In business, due diligence refers to investigating all areas of an organization before agreeing to an important transaction or merger. Management due diligence, also sometimes called management assessment, refers particularly to assessing the management team or teams that will be involved. It is important to ensure that managers do not only possess a promising track record of success, but will also fit well with other members of the new management team in order to successfully lead the changing organization.

Carrying out management due diligence is especially relevant when two or more organizations are about to integrate in some way. This integration can be in the form of a merger, acquisition, or simply a deeper cooperation in terms of managing a supply chain. Whatever the specific circumstance, it first needs to be determined if the managers and their management procedures can blend successfully.

New strategic objectives often are a focus of management due diligence. While a manager might have been very successful in a previous executive role, a major change in an organization’s objectives might mean that his or her abilities are no longer as relevant to an executive function and might serve the organization better in a new position. In many cases, mergers necessitate a great number of changes in terms of management titles and job roles and can also involve management downsizing.

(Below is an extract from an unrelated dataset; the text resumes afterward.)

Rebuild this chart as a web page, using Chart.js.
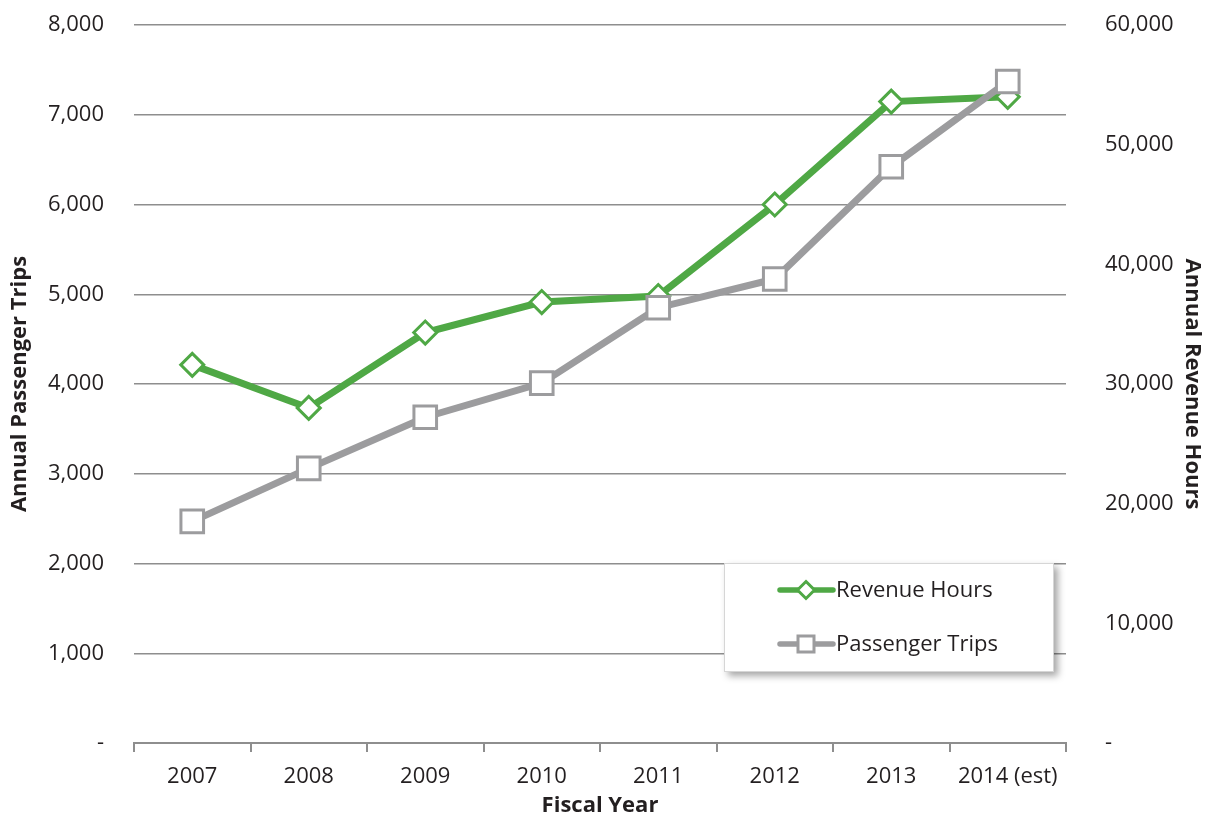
<!DOCTYPE html>
<html>
<head>
<meta charset="utf-8">
<script src="https://cdn.jsdelivr.net/npm/chart.js@4/dist/chart.umd.min.js"></script>
<style>
  html, body { margin: 0; padding: 0; background: #ffffff; }
  #wrap { position: relative; width: 1211px; height: 816px; }
</style>
</head>
<body>
<div id="wrap"><canvas id="c" width="1211" height="816"></canvas></div>
<script>
// ---- data ----
const years = ['2007', '2008', '2009', '2010', '2011', '2012', '2013', '2014 (est)'];
const revenueHours = [31600, 28000, 34300, 36850, 37350, 45000, 53600, 54000];   // right axis
const passengerTrips = [2470, 3060, 3630, 4010, 4850, 5170, 6420, 7370];          // left axis
const leftTicks = [0, 1000, 2000, 3000, 4000, 5000, 6000, 7000, 8000];
const rightTicks = [0, 10000, 20000, 30000, 40000, 50000, 60000];
const seriesNames = ['Revenue Hours', 'Passenger Trips'];
const axisTitles = { x: 'Fiscal Year', left: 'Annual Passenger Trips', right: 'Annual Revenue Hours' };

const GREEN = '#4fa845';
const GRAY = '#9c9c9e';
const TEXT = '#231f20';
const GRID = '#8e8e8e';
const FONT = "'Open Sans', 'Noto Sans', sans-serif";

const fmt = v => v === 0 ? '-' : v.toLocaleString('en-US');

const legendPlugin = {
  id: 'boxLegend',
  afterDatasetsDraw(chart) {
    const ctx = chart.ctx;
    const bx = 724, by = 563, bw = 330, bh = 109;
    ctx.save();
    ctx.shadowColor = 'rgba(0,0,0,0.35)';
    ctx.shadowBlur = 7;
    ctx.shadowOffsetX = 4;
    ctx.shadowOffsetY = 4;
    ctx.fillStyle = '#ffffff';
    ctx.fillRect(bx, by, bw, bh);
    ctx.restore();
    ctx.save();
    ctx.strokeStyle = '#d6d6d6';
    ctx.lineWidth = 1;
    ctx.strokeRect(bx + 0.5, by + 0.5, bw - 1, bh - 1);
    const items = [
      { ds: chart.data.datasets[0], y: 590 },
      { ds: chart.data.datasets[1], y: 644 }
    ];
    items.forEach(it => {
      const ds = it.ds;
      ctx.strokeStyle = ds.borderColor;
      ctx.lineWidth = 5.5;
      ctx.lineCap = 'round';
      ctx.beginPath();
      ctx.moveTo(780, it.y);
      ctx.lineTo(833, it.y);
      ctx.stroke();
      ctx.lineCap = 'butt';
      ctx.fillStyle = '#ffffff';
      ctx.lineWidth = 3;
      ctx.beginPath();
      if (ds.pointStyle === 'rectRot') {
        const r = 8.5;
        ctx.moveTo(806, it.y - r);
        ctx.lineTo(806 + r, it.y);
        ctx.lineTo(806, it.y + r);
        ctx.lineTo(806 - r, it.y);
        ctx.closePath();
      } else {
        ctx.rect(806 - 8, it.y - 8, 16, 16);
      }
      ctx.fill();
      ctx.stroke();
      ctx.fillStyle = TEXT;
      ctx.font = "22px " + FONT;
      ctx.textBaseline = 'middle';
      ctx.textAlign = 'left';
      ctx.fillText(ds.label, 836, it.y + 1);
    });
    ctx.restore();
  }
};

new Chart(document.getElementById('c'), {
  type: 'line',
  data: {
    labels: years,
    datasets: [
      {
        label: seriesNames[0],
        data: revenueHours,
        yAxisID: 'y1',
        borderColor: GREEN,
        backgroundColor: '#ffffff',
        borderWidth: 7,
        pointStyle: 'rectRot',
        pointRadius: 11.5,
        pointHoverRadius: 11.5,
        pointBorderWidth: 3,
        pointBackgroundColor: '#ffffff',
        pointBorderColor: GREEN,
        tension: 0,
        order: 1
      },
      {
        label: seriesNames[1],
        data: passengerTrips,
        yAxisID: 'y',
        borderColor: GRAY,
        backgroundColor: '#ffffff',
        borderWidth: 7,
        pointStyle: 'rect',
        pointRadius: 16,
        pointHoverRadius: 16,
        pointBorderWidth: 3,
        pointBackgroundColor: '#ffffff',
        pointBorderColor: GRAY,
        tension: 0,
        order: 0
      }
    ]
  },
  options: {
    responsive: false,
    animation: false,
    devicePixelRatio: 1,
    layout: { autoPadding: false, padding: { top: 25, left: 0, right: 0, bottom: 0 } },
    plugins: {
      legend: { display: false },
      tooltip: { enabled: false },
      title: { display: false }
    },
    scales: {
      x: {
        type: 'category',
        offset: true,
        grid: {
          offset: true,
          drawOnChartArea: false,
          drawTicks: true,
          tickLength: 9,
          color: GRID,
          lineWidth: 2
        },
        border: { display: true, color: GRID, width: 2 },
        ticks: {
          color: TEXT,
          font: { family: FONT, size: 22 },
          padding: 12,
          maxRotation: 0,
          autoSkip: false
        },
        title: {
          display: true,
          text: axisTitles.x,
          color: TEXT,
          font: { family: FONT, size: 22, weight: 'bold', lineHeight: 0.95 },
          padding: { top: 0, bottom: 0 }
        },
        afterFit(s) { s.height = 73; s.paddingLeft = 0; s.paddingRight = 0; }
      },
      y: {
        position: 'left',
        min: 0,
        max: 8000,
        afterBuildTicks(s) { s.ticks = leftTicks.map(v => ({ value: v })); },
        grid: { color: GRID, lineWidth: 1.5, drawTicks: false },
        border: { display: false },
        ticks: {
          color: TEXT,
          font: { family: FONT, size: 22 },
          padding: 30,
          callback: v => fmt(v)
        },
        title: {
          display: true,
          text: axisTitles.left,
          color: TEXT,
          font: { family: FONT, size: 22, weight: 'bold' },
          padding: { top: 7, bottom: 0 }
        },
        afterFit(s) { s.width = 134; s.paddingTop = 14; s.paddingBottom = 14; }
      },
      y1: {
        position: 'right',
        min: 0,
        max: 60000,
        afterBuildTicks(s) { s.ticks = rightTicks.map(v => ({ value: v })); },
        grid: { display: false, drawOnChartArea: false },
        border: { display: false },
        ticks: {
          color: TEXT,
          font: { family: FONT, size: 22 },
          padding: 31,
          callback: v => fmt(v)
        },
        title: {
          display: true,
          text: axisTitles.right,
          color: TEXT,
          font: { family: FONT, size: 22, weight: 'bold' },
          padding: { top: 6, bottom: 0 }
        },
        afterFit(s) { s.width = 145; s.paddingTop = 14; s.paddingBottom = 14; }
      }
    }
  },
  plugins: [legendPlugin]
});
</script>
</body>
</html>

Additionally, it is not only the skills and methods of particular managers that are taken into consideration in this type of assessment. The whole of an organization’s current management culture and methodology is also analyzed. Different organizations might handle important legal, human resource, production, marketing, and financial matters quite distinctly. In a merger, it is important to understand how management currently works across all departments in both organizations in order to determine if — and how — the two could integrate.

Management due diligence can be a delicate task. Organizations, or the people in them, are often resistant to or suspicious of change, and this is perhaps especially true when changes relate to organizational leadership. People become accustomed to a certain way of doing things and develop loyalties to certain leaders. It is important to weigh the value of making a given change against any disruption or ill-feeling it might cause. The aim of management due diligence is to assess the practicality of harmonizing management and to find ways to connect previously separate organizations under a coherent new management structure.